In recent weeks, there has been intense debate in South Africa about the high levels of violent crime.
The killing of the world-renowned historian, David Rattray, has drawn international attention to the problem.
Mr Rattray was shot dead by a gang of intruders at his Fugitives' Drift Lodge in KwaZulu-Natal late last month
A member of the gang has just been sentenced to 25 years in prison.
Crisis
Opposition parties have been calling on President Thabo Mbeki to do more to fight crime.
The Democratic Alliance's spokesperson on safety and security, Dianne Kohler-Barnard, says the country's leaders must wake up to the reality that crime is a crisis pervading every sector of society, and is now threatening to derail the economy.
"It is time for the government to pull its head out of the sand," she said last week.
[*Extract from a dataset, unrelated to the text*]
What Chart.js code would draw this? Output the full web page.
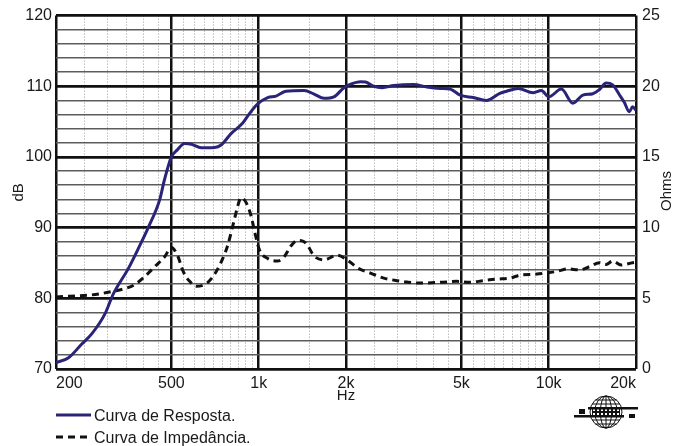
<!DOCTYPE html>
<html lang="pt">
<head>
<meta charset="UTF-8">
<title>Curva de Resposta e Impedância</title>
<script src="https://cdn.jsdelivr.net/npm/chart.js"></script>
<style>
    * { margin: 0; padding: 0; box-sizing: border-box; }
    body { background: #fff; width: 688px; height: 446px; overflow: hidden; }
    canvas { display: block; }
</style>
</head>
<body>
<canvas id="responseChart" width="688" height="446"></canvas>
<script>
// Frequency response (dB, left axis)
const responseHz = [200, 221, 245, 266, 295, 315, 355, 384, 416, 456,
    472, 500, 524, 555, 586, 634, 704, 742, 803, 881,
    928, 992, 1074, 1147, 1241, 1434, 1552, 1680, 1817, 1967,
    2075, 2245, 2336, 2494, 2666, 2921, 3421, 3804, 4225, 4573,
    4950, 5497, 6111, 6787, 7158, 7846, 8834, 9440, 10000, 11060,
    12120, 13120, 14200, 14970, 15780, 16620, 17530, 18240, 18970, 19470,
    20000];
const responseDb = [70.9, 71.6, 73.5, 75.0, 77.8, 80.6, 84.2, 87.0, 90.0, 94.0,
    96.6, 100.0, 101.0, 101.9, 101.8, 101.3, 101.35, 101.7, 103.3, 104.8,
    106.1, 107.5, 108.4, 108.6, 109.3, 109.4, 108.9, 108.3, 108.5, 109.8,
    110.3, 110.65, 110.6, 110.0, 109.8, 110.1, 110.25, 109.9, 109.7, 109.6,
    108.75, 108.4, 108.0, 109.0, 109.3, 109.7, 109.1, 109.4, 108.5, 109.6,
    107.6, 108.75, 108.95, 109.55, 110.45, 110.2, 108.8, 107.7, 106.4, 107.1,
    106.6];

// Impedance (Ohms, right axis)
const impedanceHz = [200, 273, 315, 346, 374, 405, 438, 474, 500, 527,
    549, 578, 609, 668, 714, 752, 782, 825, 847, 869,
    905, 941, 966, 1005, 1074, 1162, 1224, 1291, 1361, 1434,
    1473, 1552, 1680, 1867, 2021, 2215, 2430, 2700, 3000, 3248,
    3607, 4225, 4822, 5356, 5951, 6614, 7347, 8058, 8834, 9502,
    10630, 11650, 12780, 13830, 14970, 15780, 16620, 17770, 19470, 20000];
const impedanceOhm = [5.1, 5.27, 5.5, 5.69, 5.97, 6.55, 7.24, 7.94, 8.6, 7.94,
    6.9, 6.2, 5.85, 6.13, 6.9, 7.82, 8.75, 10.6, 11.54, 12.12,
    11.77, 10.84, 9.8, 8.45, 7.82, 7.64, 7.94, 8.7, 9.1, 9.0,
    8.75, 8.0, 7.72, 8.05, 7.7, 7.1, 6.78, 6.43, 6.25, 6.15,
    6.08, 6.13, 6.2, 6.13, 6.25, 6.36, 6.43, 6.66, 6.7, 6.75,
    6.9, 7.08, 7.01, 7.24, 7.52, 7.4, 7.64, 7.36, 7.52, 7.55];

// Axis ticks
const freqTicks = [200, 250, 300, 350, 400, 450, 500, 550, 600, 650, 700, 750, 800, 850, 900, 950,
    1000, 1500, 2000, 2500, 3000, 3500, 4000, 4500, 5000, 5500, 6000, 6500, 7000, 7500,
    8000, 8500, 9000, 9500, 10000, 15000, 20000];
const freqMajor = [200, 500, 1000, 2000, 5000, 10000, 20000];
const freqLabels = {200: '200', 500: '500', 1000: '1k', 2000: '2k', 5000: '5k', 10000: '10k', 20000: '20k'};
const dbTicks = [70, 72, 74, 76, 78, 80, 82, 84, 86, 88, 90, 92, 94, 96, 98, 100,
    102, 104, 106, 108, 110, 112, 114, 116, 118, 120];
const ohmTicks = [0, 5, 10, 15, 20, 25];

const FONT = "'Liberation Sans', Arial, sans-serif";
const TEXT = '#1a1a1a';
const NAVY = '#2a2478';

Chart.defaults.font.family = FONT;
Chart.defaults.color = TEXT;

function isMajorFreq(ctx) {
    return ctx.tick && freqMajor.includes(ctx.tick.value);
}
function isMajorDb(ctx) {
    return ctx.tick && ctx.tick.value % 10 === 0;
}

// Ohms title, legend and logo
const decorations = {
    id: 'decorations',
    afterDraw(chart) {
        const c = chart.ctx;
        const area = chart.chartArea;

        c.save();
        c.fillStyle = TEXT;
        c.font = '15px ' + FONT;
        c.textAlign = 'center';
        c.textBaseline = 'middle';
        c.translate(chart.scales.y1.right - 21, 191);
        c.rotate(-Math.PI / 2);
        c.fillText('Ohms', 0, 0);
        c.restore();

        // legend
        c.save();
        c.font = '16px ' + FONT;
        c.fillStyle = TEXT;
        c.textAlign = 'left';
        c.textBaseline = 'alphabetic';
        c.lineWidth = 3;
        c.strokeStyle = NAVY;
        c.beginPath();
        c.moveTo(area.left, 415);
        c.lineTo(area.left + 35, 415);
        c.stroke();
        c.fillText(chart.data.datasets[0].label, area.left + 38, 421);

        c.strokeStyle = '#111';
        c.setLineDash([7, 5]);
        c.beginPath();
        c.moveTo(area.left, 437);
        c.lineTo(area.left + 32, 437);
        c.stroke();
        c.setLineDash([]);
        c.fillText(chart.data.datasets[1].label, area.left + 38, 443);
        c.restore();

        // globe logo
        const gx = 606, gy = 412, r = 16;
        c.save();
        c.strokeStyle = '#111';
        c.lineWidth = 1;
        c.beginPath();
        c.arc(gx, gy, r, 0, Math.PI * 2);
        c.stroke();
        [0.35, 0.7].forEach(k => {
            c.beginPath();
            c.ellipse(gx, gy, r * k, r, 0, 0, Math.PI * 2);
            c.stroke();
        });
        c.beginPath();
        c.moveTo(gx, gy - r);
        c.lineTo(gx, gy + r);
        c.stroke();
        [-0.75, -0.5, 0.5, 0.75].forEach(k => {
            const yy = gy + r * k;
            const hw = Math.sqrt(1 - k * k) * r;
            c.beginPath();
            c.moveTo(gx - hw, yy);
            c.lineTo(gx + hw, yy);
            c.stroke();
        });
        c.fillStyle = '#111';
        c.fillRect(gx - 14, gy - 5, 28, 9);
        c.fillStyle = '#fff';
        for (let i = -13; i < 14; i += 4) {
            c.fillRect(gx + i, gy - 3, 2, 2);
            c.fillRect(gx + i, gy + 1, 2, 2);
        }
        c.fillStyle = '#111';
        c.fillRect(gx - 18, gy - 5, 50, 2.5);
        c.fillRect(gx - 32, gy + 3, 50, 2.5);
        c.fillRect(gx - 27, gy - 3, 6, 5);
        c.fillRect(gx + 23, gy + 2, 6, 4);
        c.restore();
    }
};

new Chart(document.getElementById('responseChart').getContext('2d'), {
    type: 'line',
    data: {
        datasets: [{
            label: 'Curva de Resposta.',
            data: responseHz.map((f, i) => ({x: f, y: responseDb[i]})),
            yAxisID: 'y',
            borderColor: NAVY,
            borderWidth: 3,
            pointRadius: 0,
            cubicInterpolationMode: 'monotone',
            fill: false
        }, {
            label: 'Curva de Impedância.',
            data: impedanceHz.map((f, i) => ({x: f, y: impedanceOhm[i]})),
            yAxisID: 'y1',
            borderColor: '#111',
            borderWidth: 3,
            borderDash: [7, 5],
            pointRadius: 0,
            cubicInterpolationMode: 'monotone',
            fill: false
        }]
    },
    options: {
        responsive: false,
        animation: false,
        layout: {padding: 0},
        plugins: {
            legend: {display: false},
            tooltip: {enabled: false}
        },
        scales: {
            x: {
                type: 'logarithmic',
                min: 200,
                max: 20000,
                afterBuildTicks: s => { s.ticks = freqTicks.map(v => ({value: v})); },
                afterFit: s => { s.height = 77; },
                ticks: {
                    autoSkip: false,
                    maxRotation: 0,
                    minRotation: 0,
                    align: 'inner',
                    padding: 5,
                    font: {size: 16},
                    callback: v => freqLabels[v] || ''
                },
                grid: {
                    drawTicks: false,
                    color: ctx => isMajorFreq(ctx) ? '#111' : '#9a9a9a',
                    lineWidth: ctx => isMajorFreq(ctx) ? 2.5 : 1
                },
                border: {
                    display: false,
                    dash: ctx => isMajorFreq(ctx) ? [] : [1, 2]
                },
                title: {
                    display: true,
                    text: 'Hz',
                    font: {size: 15},
                    padding: {top: 0, bottom: 41}
                }
            },
            y: {
                position: 'left',
                min: 70,
                max: 120,
                afterBuildTicks: s => { s.ticks = dbTicks.map(v => ({value: v})); },
                afterFit: s => { s.width = 56; },
                ticks: {
                    autoSkip: false,
                    padding: 4,
                    font: {size: 16},
                    callback: v => v % 10 === 0 ? String(v) : ''
                },
                grid: {
                    drawTicks: false,
                    color: ctx => isMajorDb(ctx) ? '#111' : '#5c5c5c',
                    lineWidth: ctx => isMajorDb(ctx) ? 2.8 : 1.5
                },
                border: {display: false},
                title: {
                    display: true,
                    text: 'dB',
                    font: {size: 15},
                    padding: {top: 10, bottom: 0}
                }
            },
            y1: {
                position: 'right',
                min: 0,
                max: 25,
                afterBuildTicks: s => { s.ticks = ohmTicks.map(v => ({value: v})); },
                afterFit: s => { s.width = 52; },
                ticks: {
                    autoSkip: false,
                    padding: 6,
                    font: {size: 16}
                },
                grid: {display: false, drawTicks: false},
                border: {display: false}
            }
        }
    },
    plugins: [decorations]
});
</script>
</body>
</html>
The Independent Democrats, led by Patricia De Lille, believe the only way forward is for the government to convene an all-inclusive crime summit.
Last month, President Mbeki highlighted the fight against crime.
"During the course of 2007, we need to make every possible effort decisively to tackle this challenge. In a united front against crime", he said when he presented the ANC's annual programme of action at a rally in Witbank.
However, a few days later in an interview broadcast on SABC TV, Mr Mbeki caused uproar by stating that crime in South Africa was "not out of control".